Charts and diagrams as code
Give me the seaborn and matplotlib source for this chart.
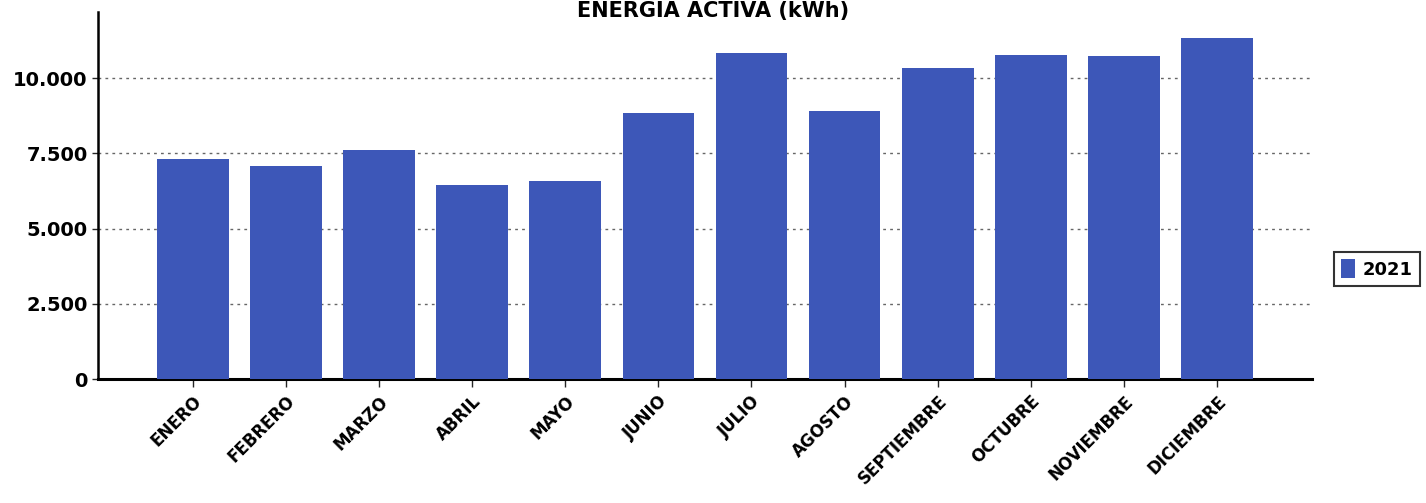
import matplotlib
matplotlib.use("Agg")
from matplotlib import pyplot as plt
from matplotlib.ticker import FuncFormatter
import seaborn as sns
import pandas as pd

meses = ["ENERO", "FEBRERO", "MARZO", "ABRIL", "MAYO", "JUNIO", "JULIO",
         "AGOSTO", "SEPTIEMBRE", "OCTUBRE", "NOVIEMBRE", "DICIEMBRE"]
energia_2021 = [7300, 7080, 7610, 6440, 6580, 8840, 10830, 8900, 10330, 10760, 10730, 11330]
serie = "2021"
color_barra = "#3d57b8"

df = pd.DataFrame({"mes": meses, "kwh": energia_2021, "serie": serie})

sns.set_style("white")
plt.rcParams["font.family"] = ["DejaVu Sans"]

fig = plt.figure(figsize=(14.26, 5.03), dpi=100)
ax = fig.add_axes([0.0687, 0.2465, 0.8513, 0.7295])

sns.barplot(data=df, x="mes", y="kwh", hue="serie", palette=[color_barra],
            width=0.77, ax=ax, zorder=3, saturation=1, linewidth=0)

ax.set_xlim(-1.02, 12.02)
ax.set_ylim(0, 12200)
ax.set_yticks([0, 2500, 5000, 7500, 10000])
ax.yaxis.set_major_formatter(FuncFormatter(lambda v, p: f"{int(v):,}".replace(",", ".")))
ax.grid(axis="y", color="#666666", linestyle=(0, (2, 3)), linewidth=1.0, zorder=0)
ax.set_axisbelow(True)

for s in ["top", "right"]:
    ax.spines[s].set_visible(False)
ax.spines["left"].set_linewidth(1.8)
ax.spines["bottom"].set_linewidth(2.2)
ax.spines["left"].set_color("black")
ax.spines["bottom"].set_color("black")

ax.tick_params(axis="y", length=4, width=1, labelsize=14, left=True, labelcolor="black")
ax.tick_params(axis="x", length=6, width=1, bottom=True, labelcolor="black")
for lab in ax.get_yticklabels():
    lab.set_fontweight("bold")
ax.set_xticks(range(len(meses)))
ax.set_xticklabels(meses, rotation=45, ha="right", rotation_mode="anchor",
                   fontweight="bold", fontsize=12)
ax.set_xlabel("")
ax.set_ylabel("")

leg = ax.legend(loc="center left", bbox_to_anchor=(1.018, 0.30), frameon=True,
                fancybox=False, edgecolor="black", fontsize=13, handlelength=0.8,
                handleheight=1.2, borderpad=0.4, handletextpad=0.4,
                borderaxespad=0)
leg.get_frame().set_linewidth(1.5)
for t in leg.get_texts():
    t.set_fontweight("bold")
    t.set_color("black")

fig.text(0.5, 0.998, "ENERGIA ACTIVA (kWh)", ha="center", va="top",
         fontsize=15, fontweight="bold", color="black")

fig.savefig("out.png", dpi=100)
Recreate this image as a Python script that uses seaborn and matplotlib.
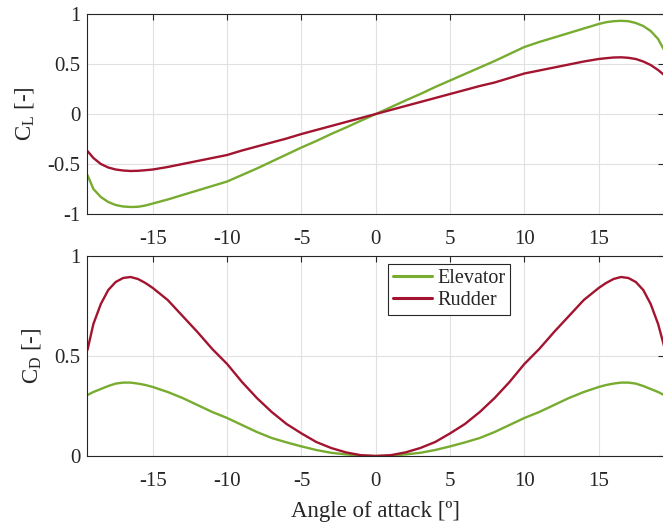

> **Exercise description**: Output the lines above in full and exactly as given, omitting any pictures.

> **Reply**:
Give me the seaborn and matplotlib source for this chart.
import matplotlib
matplotlib.use("Agg")
from matplotlib import pyplot as plt
from matplotlib.ticker import FuncFormatter
import seaborn as sns
import pandas as pd

meses = ["ENERO", "FEBRERO", "MARZO", "ABRIL", "MAYO", "JUNIO", "JULIO",
         "AGOSTO", "SEPTIEMBRE", "OCTUBRE", "NOVIEMBRE", "DICIEMBRE"]
energia_2021 = [7300, 7080, 7610, 6440, 6580, 8840, 10830, 8900, 10330, 10760, 10730, 11330]
serie = "2021"
color_barra = "#3d57b8"

df = pd.DataFrame({"mes": meses, "kwh": energia_2021, "serie": serie})

sns.set_style("white")
plt.rcParams["font.family"] = ["DejaVu Sans"]

fig = plt.figure(figsize=(14.26, 5.03), dpi=100)
ax = fig.add_axes([0.0687, 0.2465, 0.8513, 0.7295])

sns.barplot(data=df, x="mes", y="kwh", hue="serie", palette=[color_barra],
            width=0.77, ax=ax, zorder=3, saturation=1, linewidth=0)

ax.set_xlim(-1.02, 12.02)
ax.set_ylim(0, 12200)
ax.set_yticks([0, 2500, 5000, 7500, 10000])
ax.yaxis.set_major_formatter(FuncFormatter(lambda v, p: f"{int(v):,}".replace(",", ".")))
ax.grid(axis="y", color="#666666", linestyle=(0, (2, 3)), linewidth=1.0, zorder=0)
ax.set_axisbelow(True)

for s in ["top", "right"]:
    ax.spines[s].set_visible(False)
ax.spines["left"].set_linewidth(1.8)
ax.spines["bottom"].set_linewidth(2.2)
ax.spines["left"].set_color("black")
ax.spines["bottom"].set_color("black")

ax.tick_params(axis="y", length=4, width=1, labelsize=14, left=True, labelcolor="black")
ax.tick_params(axis="x", length=6, width=1, bottom=True, labelcolor="black")
for lab in ax.get_yticklabels():
    lab.set_fontweight("bold")
ax.set_xticks(range(len(meses)))
ax.set_xticklabels(meses, rotation=45, ha="right", rotation_mode="anchor",
                   fontweight="bold", fontsize=12)
ax.set_xlabel("")
ax.set_ylabel("")

leg = ax.legend(loc="center left", bbox_to_anchor=(1.018, 0.30), frameon=True,
                fancybox=False, edgecolor="black", fontsize=13, handlelength=0.8,
                handleheight=1.2, borderpad=0.4, handletextpad=0.4,
                borderaxespad=0)
leg.get_frame().set_linewidth(1.5)
for t in leg.get_texts():
    t.set_fontweight("bold")
    t.set_color("black")

fig.text(0.5, 0.998, "ENERGIA ACTIVA (kWh)", ha="center", va="top",
         fontsize=15, fontweight="bold", color="black")

fig.savefig("out.png", dpi=100)
Recreate this image as a Python script that uses seaborn and matplotlib.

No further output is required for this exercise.